Tonight while I was reading one of my favorite blogs, Mr. Money Mustache, I came across a post entitled The Shockingly Simple Math Behind Early Retirement. It seems that everybody is freaking out nowadays because social security may not be around in 10-20 years and that automatically means we’ll all have to retire later.
News flash. Social security isn’t enough for people to live off today. What makes you think it would be enough in 40 years even if it were still around? If you don’t start saving for your retirement, no one else will. The trick is to stop complaining about how it can’t be done and spend the time necessary to figure out to do it. So Mr. Money Mustache has created a graph showing how many years it would take to retire at different savings rates. For example, if you save 75% of your income, according to his calculations, you could retire in 7 years. There are obviously some assumptions that go into that, which you can find on his post.
But think about the idea of it!
You don’t need to do things the way society has taught you to. You don’t need to work until your 65. You don’t need to be content with saving 10-15% of your money for retirement. You can do more! But why would you want to? You love work, right? Well, maybe you do. But wouldn’t you rather do it on your own terms? It’s possible. All you have to do is make it happen. In fact, that’s exactly what MMM and his wife did.
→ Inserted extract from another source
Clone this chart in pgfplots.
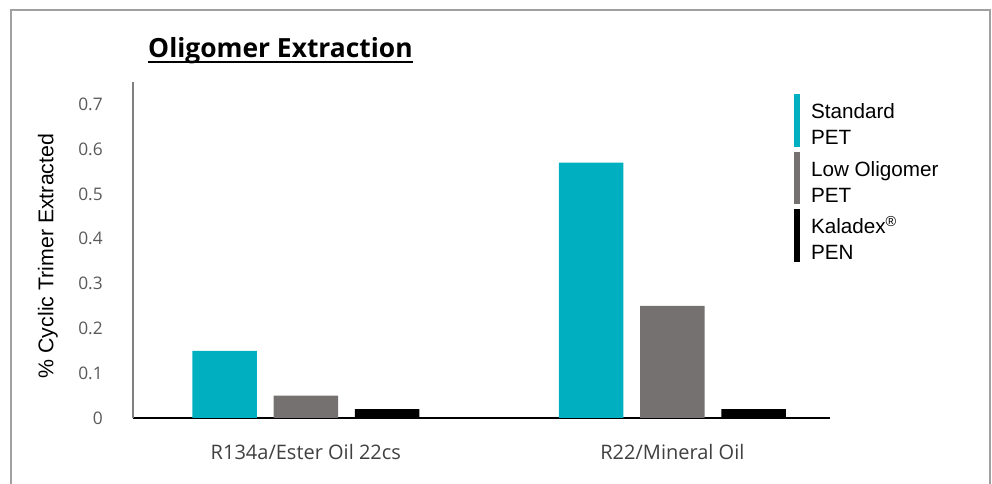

They retired after 10 years in the workforce and he now spends his time doing what he loves, blogging and hanging out with his family. And the dude’s not living in poverty. So how do you make it happen? It only depends on one factor:
Your savings rate as a percentage of your take-home pay**.
That’s it. Something you, for the most part, are completely in control of. You don’t need to make six figures. You don’t need to go crazy trying to get the highest return on your money. In fact, MMM’s assumptions on that are pretty conservative. So what does that mean? Well, if you’re living from paycheck to paycheck, you’re never going to retire. Ever. Unless you change. Think you are in a position where you can’t change? Read this.
It won’t be easy, but when has anything worth it ever been easy? And how worth it would it be to be able to retire before you’re 50? Or even 40? Take this excerpt from MMM’s post:
“It’s quite amazing, especially at the less Mustachian end of the spectrum. A middle-class family with a 50k take-home pay who saves 10% of their income ($5k) is actually better than average these days. But unfortunately, “better than average” is still pretty bad, since they are on track for having to work for 51 years.
But simply cutting cable TV and a few lattes would instantly boost their savings to 15%, allowing them to retire 8 years earlier!! Are cable TV and Starbucks worth having two income earners each work an extra eight years for???”
The power of the time value of money. It’s amazing. It’s simple. And you can control it. So why conform to what society deems the normal way of doing things? It’s your life. It’s what you want. So do it how you want to do it. Obviously the implementation of it takes some doing, but it’s up to you whether you let laziness and convenience get the best of you.
All the numbers won’t necessarily fit your situation perfectly. Everyone has different incomes, needs, wants, and priorities. But I want to at least give you the opportunity to see the possibilities. You really can become financially independent in a relatively few number of years. And if you like what you do for work, by all means keep doing it. But being able to retire early simply means you don’t have to. You can choose to do it part-time, or in a consulting role, or maybe you’ll get to that point and realize that, with all the new possibilities you have, you were really just lying to yourself the whole time. No matter what your situation is, you can rock it. But make sure you have goals. With goals, all of this seems less a sacrifice and more a positive change in your life to bring you more happiness. But it’s easy to forget that your dreams and your goals will remain just that unless you take action.
**Your take home pay includes your gross income minus taxes and deductions PLUS your 401(k) and any other savings you have pulled out automatically.